Three of the world’s four most corrupt governments (Somalia, Afghanistan, and Iraq) are the products of American military intervention. “The [U.S.] Army’s very good on the battlefield, but has no apparent means of building governments from the ground up,” Pomona Politics Professor Heather Williams says. “We’re left to watch the mayhem that follows.”
With a dismal score of 1.1, Somalia is the world’s most corrupt country. To be fair, during the 2006 invasion America did help topple the violent, militant, Islamist courts in power. But we replaced them with… no government at all. The country is now ruled by corrupt warlords who seize half the international food aid intended for desperately hungry Somalis.
Afghanistan, 1.4 on the index, shares the honor of the world’s second-most-corrupt nation with Burma. Just recently, Afghan President Hamid Karzai admitted to taking “bags of money” from Iran. This, of course, comes in addition to his fraudulent 2009 presidential “victory.” As more American troops become entangled in the country, the situation in Afghanistan bodes poorly for U.S. foreign policy.
So does Iraq’s.

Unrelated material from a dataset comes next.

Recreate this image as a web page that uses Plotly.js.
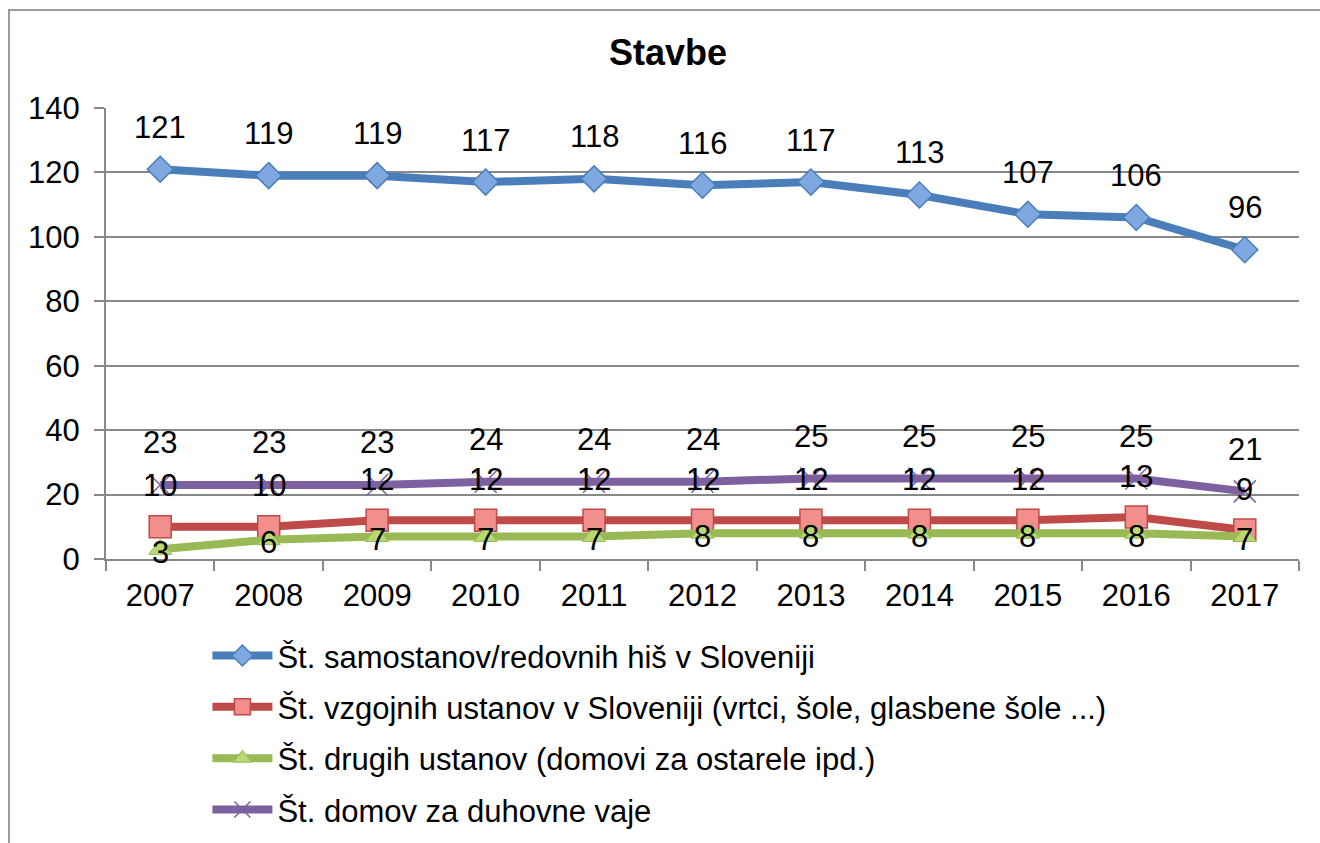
<!DOCTYPE html>
<html><head><meta charset="utf-8">
<script src="https://cdn.plot.ly/plotly-3.0.1.min.js"></script>
<style>
html,body{margin:0;padding:0;background:#fff;overflow:hidden;}
#wrap{position:absolute;left:0;top:0;width:1320px;height:843px;overflow:hidden;}
#frame{position:absolute;left:8px;top:9px;width:1320px;height:850px;border:2px solid #9a9a9a;box-sizing:border-box;pointer-events:none;z-index:5;}
#chart{position:absolute;left:0;top:0;width:1320px;height:870px;}
</style></head>
<body>
<div id="wrap">
<div id="chart"></div>
<div id="frame"></div>
</div>
<script>
const years = ['2007','2008','2009','2010','2011','2012','2013','2014','2015','2016','2017'];
const samostani = [121,119,119,117,118,116,117,113,107,106,96];
const vzgojne = [10,10,12,12,12,12,12,12,12,13,9];
const druge = [3,6,7,7,7,8,8,8,8,8,7];
const duhovne = [23,23,23,24,24,24,25,25,25,25,21];
const names = [
  'Št. samostanov/redovnih hiš v Sloveniji',
  'Št. vzgojnih ustanov v Sloveniji (vrtci, šole, glasbene šole ...)',
  'Št. drugih ustanov (domovi za ostarele ipd.)',
  'Št. domov za duhovne vaje'
];

const FONT = 'Liberation Sans, Arial, sans-serif';
function tr(y, name, color, sym, fill, size, lw, grp){
  return {x: years, y: y, name: name, type:'scatter', mode:'lines+markers',
    legendgroup: grp,
    line:{color: color, width: 8},
    marker:{symbol: sym, size: size, color: fill, line:{color: color, width: lw}}};
}
const data = [
  tr(samostani, names[0], '#4A7EBB', 'diamond', '#7FA8E0', 20, 1.5, 'a'),
  tr(vzgojne, names[1], '#BE4B48', 'square', '#F28E8C', 22, 1.5, 'b'),
  tr(druge, names[2], '#98B954', 'triangle-up', '#B8D972', 20, 1, 'c'),
  tr(duhovne, names[3], '#7D60A0', 'x-thin', '#7D60A0', 22, 1.5, 'd')
];

const annotations = [];
function labels(ys, shift){
  ys.forEach((v,i)=>annotations.push({x: i, y: v, xref:'x', yref:'y', text: String(v), showarrow:false,
    yshift: shift, font:{family: FONT, size: 31, color:'#000'}}));
}
labels(samostani, 42);
labels(duhovne, 42);
labels(vzgojne, 41);
labels(druge, -3);

const H = 870;
const layout = {
  width:1320, height:H,
  margin:{l:106, r:21, t:108, b:H-559},
  paper_bgcolor:'#fff', plot_bgcolor:'#fff',
  title:{text:'<b>Stavbe</b>', x:0.506, xanchor:'center', y:1-52/H, yanchor:'middle',
    font:{family: FONT, size: 36, color:'#000'}},
  xaxis:{type:'category', tickson:'boundaries', ticks:'outside', ticklen:10, tickcolor:'#888', tickwidth:2,
    showline:true, linecolor:'#888', linewidth:2, showgrid:false, ticklabelstandoff: 8,
    tickfont:{family: FONT, size: 31, color:'#000'}, range:[-0.5,10.5]},
  yaxis:{range:[0,140], dtick:20, ticks:'outside', ticklen:10, tickcolor:'#888', tickwidth:2,
    showline:true, linecolor:'#888', linewidth:2, gridcolor:'#888', gridwidth:2, ticklabelstandoff: 8,
    zeroline:false, tickfont:{family: FONT, size: 31, color:'#000'}},
  showlegend:true,
  legend:{x:0.085, xanchor:'left', y:-0.155, yanchor:'top', orientation:'v',
    font:{family: FONT, size: 31, color:'#000'}, tracegroupgap: 8, itemwidth:60,
    bgcolor:'rgba(0,0,0,0)'},
  annotations: annotations
};
Plotly.newPlot('chart', data, layout, {displayModeBar:false, staticPlot:true});
</script>
</body></html>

Seven years after the U.S. overthrew Saddam Hussein, Iraq still suffers from an ineffective (albeit somewhat less bloodthirsty) government. Between Prime Minister Nuri Kamal al-Maliki obstructing corruption investigations and local security forces torturing civilian prisoners, the country’s score of 1.5 is more than justified.
If the governments America creates abroad are the most corrupt, then what about our own? Most countries would be thrilled to be the 22nd least corrupt country in the world. For the United States, however, this year’s score marks an historic low.
Much of perceived corruption stems from the financial crisis. The lack of oversight that facilitated Bernie Madoff’s Ponzi scheme and the BP oil spill also factored.
Still, the U.S. has never been the least corrupt country. “It’s because of the federal system,” Williams says. “We leave a fair amount of authority to the state and local levels, so there will always be a patchwork of clean and dirty.”
The next corruption index will be released in roughly ten months, hopefully showing improvements. But given the difficulty of seeing these studies actually spur real change, they may be little more than lists of numbers intended to make us feel dismayed with our world.